> _DATASET CONTENT_:
--------
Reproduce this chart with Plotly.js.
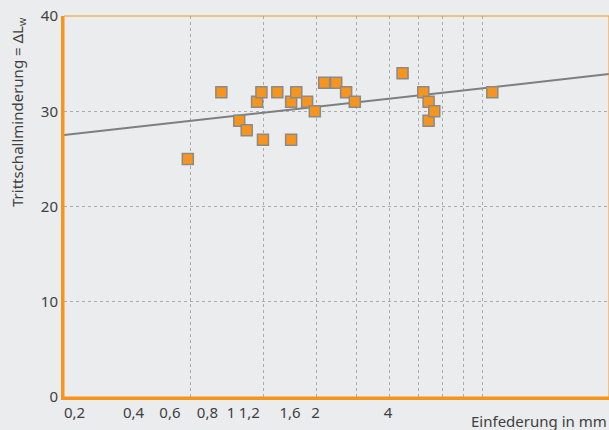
<!DOCTYPE html>
<html>
<head>
<meta charset="utf-8">
<script src="https://cdn.plot.ly/plotly-3.0.1.min.js"></script>
<style>
  html, body { margin: 0; padding: 0; background: #ebecee; }
  #chart { width: 609px; height: 430px; }
</style>
</head>
<body>
<div id="chart"></div>
<script>
// Measured points (x on the chart's logarithmic deflection scale, y = ΔLw in dB)
const pointX = [0.395, 0.475, 0.524, 0.546, 0.578, 0.592, 0.597, 0.646, 0.697, 0.697, 0.717,
                0.761, 0.794, 0.836, 0.893, 0.943, 0.989, 1.286, 1.441, 1.484, 1.484, 1.531, 2.106];
const pointY = [25, 32, 29, 28, 31, 32, 27, 32, 31, 27, 32,
                31, 30, 33, 33, 32, 31, 34, 32, 31, 29, 30, 32];

// Trend line
const fitX = [0.2, 4];
const fitY = [27.5, 33.9];

// Vertical grid lines
const gridX = [0.4, 0.6, 0.8, 1.0, 1.2, 1.4, 1.6, 1.8, 2.0];

// X tick labels (as printed) and where they sit on the scale
const xTickVals = [0.212, 0.293, 0.358, 0.440, 0.501, 0.554, 0.693, 0.797, 1.187];
const xTickText = ["0,2", "0,4", "0,6", "0,8", "1", "1,2", "1,6", "2", "4"];

// Y ticks
const yTickVals = [0, 10, 20, 30, 40];

const ORANGE = "#f7941d";
const GRID = "#a9abae";
const TEXT = "#3f3f3f";
const FONT = "Noto Sans, sans-serif";

const traces = [
  {
    x: fitX, y: fitY, type: "scatter", mode: "lines",
    line: { color: "#7d7e80", width: 2 },
    hoverinfo: "skip", showlegend: false
  },
  {
    x: pointX, y: pointY, type: "scatter", mode: "markers",
    marker: { symbol: "square", size: 11, color: ORANGE, line: { color: "#8a8a8a", width: 1.5 } },
    showlegend: false
  }
];

const layout = {
  width: 609, height: 430,
  margin: { l: 64, r: 0, t: 16, b: 33 },
  paper_bgcolor: "#ebecee",
  plot_bgcolor: "#ebecee",
  font: { family: FONT, color: TEXT, size: 15 },
  showlegend: false,
  xaxis: {
    type: "log",
    range: [Math.log10(0.2), Math.log10(4)],
    tickmode: "array",
    tickvals: xTickVals,
    ticktext: xTickText,
    ticks: "",
    showgrid: false,
    zeroline: false,
    showline: true, linecolor: ORANGE, linewidth: 3,
    tickfont: { family: FONT, size: 15, color: TEXT },
    minor: {
      tickmode: "array", tickvals: gridX, ticks: "",
      showgrid: true, gridcolor: GRID, griddash: "dot", gridwidth: 1
    },
    fixedrange: true
  },
  yaxis: {
    range: [0, 40],
    tickmode: "array",
    tickvals: yTickVals,
    ticks: "",
    showgrid: true, gridcolor: GRID, griddash: "dot", gridwidth: 1,
    zeroline: false,
    showline: true, linecolor: ORANGE, linewidth: 3,
    tickfont: { family: FONT, size: 15, color: TEXT },
    fixedrange: true
  },
  shapes: [
    { type: "rect", xref: "paper", yref: "paper", x0: 0, x1: 1, y0: 0, y1: 1,
      line: { color: ORANGE, width: 1 }, fillcolor: "rgba(0,0,0,0)", layer: "above" }
  ],
  annotations: [
    {
      text: "Trittschallminderung = ΔL<sub>w</sub>",
      xref: "paper", yref: "paper", x: 0, y: 1,
      xanchor: "center", yanchor: "top", xshift: -46, yshift: 1,
      textangle: -90, showarrow: false,
      font: { family: FONT, size: 15, color: TEXT }
    },
    {
      text: "Einfederung in mm",
      xref: "paper", yref: "paper", x: 1, y: 0,
      xanchor: "right", yanchor: "middle", yshift: -24, xshift: 0,
      showarrow: false,
      font: { family: FONT, size: 15, color: TEXT }
    }
  ]
};

Plotly.newPlot("chart", traces, layout, { displayModeBar: false, staticPlot: true });
</script>
</body>
</html>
--------
> _THE TASK_:
Reproduce each line exactly, please, except for any pictures.

> _TASK RESPONSE_:
Reproduce this chart with Plotly.js.
<!DOCTYPE html>
<html>
<head>
<meta charset="utf-8">
<script src="https://cdn.plot.ly/plotly-3.0.1.min.js"></script>
<style>
  html, body { margin: 0; padding: 0; background: #ebecee; }
  #chart { width: 609px; height: 430px; }
</style>
</head>
<body>
<div id="chart"></div>
<script>
// Measured points (x on the chart's logarithmic deflection scale, y = ΔLw in dB)
const pointX = [0.395, 0.475, 0.524, 0.546, 0.578, 0.592, 0.597, 0.646, 0.697, 0.697, 0.717,
                0.761, 0.794, 0.836, 0.893, 0.943, 0.989, 1.286, 1.441, 1.484, 1.484, 1.531, 2.106];
const pointY = [25, 32, 29, 28, 31, 32, 27, 32, 31, 27, 32,
                31, 30, 33, 33, 32, 31, 34, 32, 31, 29, 30, 32];

// Trend line
const fitX = [0.2, 4];
const fitY = [27.5, 33.9];

// Vertical grid lines
const gridX = [0.4, 0.6, 0.8, 1.0, 1.2, 1.4, 1.6, 1.8, 2.0];

// X tick labels (as printed) and where they sit on the scale
const xTickVals = [0.212, 0.293, 0.358, 0.440, 0.501, 0.554, 0.693, 0.797, 1.187];
const xTickText = ["0,2", "0,4", "0,6", "0,8", "1", "1,2", "1,6", "2", "4"];

// Y ticks
const yTickVals = [0, 10, 20, 30, 40];

const ORANGE = "#f7941d";
const GRID = "#a9abae";
const TEXT = "#3f3f3f";
const FONT = "Noto Sans, sans-serif";

const traces = [
  {
    x: fitX, y: fitY, type: "scatter", mode: "lines",
    line: { color: "#7d7e80", width: 2 },
    hoverinfo: "skip", showlegend: false
  },
  {
    x: pointX, y: pointY, type: "scatter", mode: "markers",
    marker: { symbol: "square", size: 11, color: ORANGE, line: { color: "#8a8a8a", width: 1.5 } },
    showlegend: false
  }
];

const layout = {
  width: 609, height: 430,
  margin: { l: 64, r: 0, t: 16, b: 33 },
  paper_bgcolor: "#ebecee",
  plot_bgcolor: "#ebecee",
  font: { family: FONT, color: TEXT, size: 15 },
  showlegend: false,
  xaxis: {
    type: "log",
    range: [Math.log10(0.2), Math.log10(4)],
    tickmode: "array",
    tickvals: xTickVals,
    ticktext: xTickText,
    ticks: "",
    showgrid: false,
    zeroline: false,
    showline: true, linecolor: ORANGE, linewidth: 3,
    tickfont: { family: FONT, size: 15, color: TEXT },
    minor: {
      tickmode: "array", tickvals: gridX, ticks: "",
      showgrid: true, gridcolor: GRID, griddash: "dot", gridwidth: 1
    },
    fixedrange: true
  },
  yaxis: {
    range: [0, 40],
    tickmode: "array",
    tickvals: yTickVals,
    ticks: "",
    showgrid: true, gridcolor: GRID, griddash: "dot", gridwidth: 1,
    zeroline: false,
    showline: true, linecolor: ORANGE, linewidth: 3,
    tickfont: { family: FONT, size: 15, color: TEXT },
    fixedrange: true
  },
  shapes: [
    { type: "rect", xref: "paper", yref: "paper", x0: 0, x1: 1, y0: 0, y1: 1,
      line: { color: ORANGE, width: 1 }, fillcolor: "rgba(0,0,0,0)", layer: "above" }
  ],
  annotations: [
    {
      text: "Trittschallminderung = ΔL<sub>w</sub>",
      xref: "paper", yref: "paper", x: 0, y: 1,
      xanchor: "center", yanchor: "top", xshift: -46, yshift: 1,
      textangle: -90, showarrow: false,
      font: { family: FONT, size: 15, color: TEXT }
    },
    {
      text: "Einfederung in mm",
      xref: "paper", yref: "paper", x: 1, y: 0,
      xanchor: "right", yanchor: "middle", yshift: -24, xshift: 0,
      showarrow: false,
      font: { family: FONT, size: 15, color: TEXT }
    }
  ]
};

Plotly.newPlot("chart", traces, layout, { displayModeBar: false, staticPlot: true });
</script>
</body>
</html>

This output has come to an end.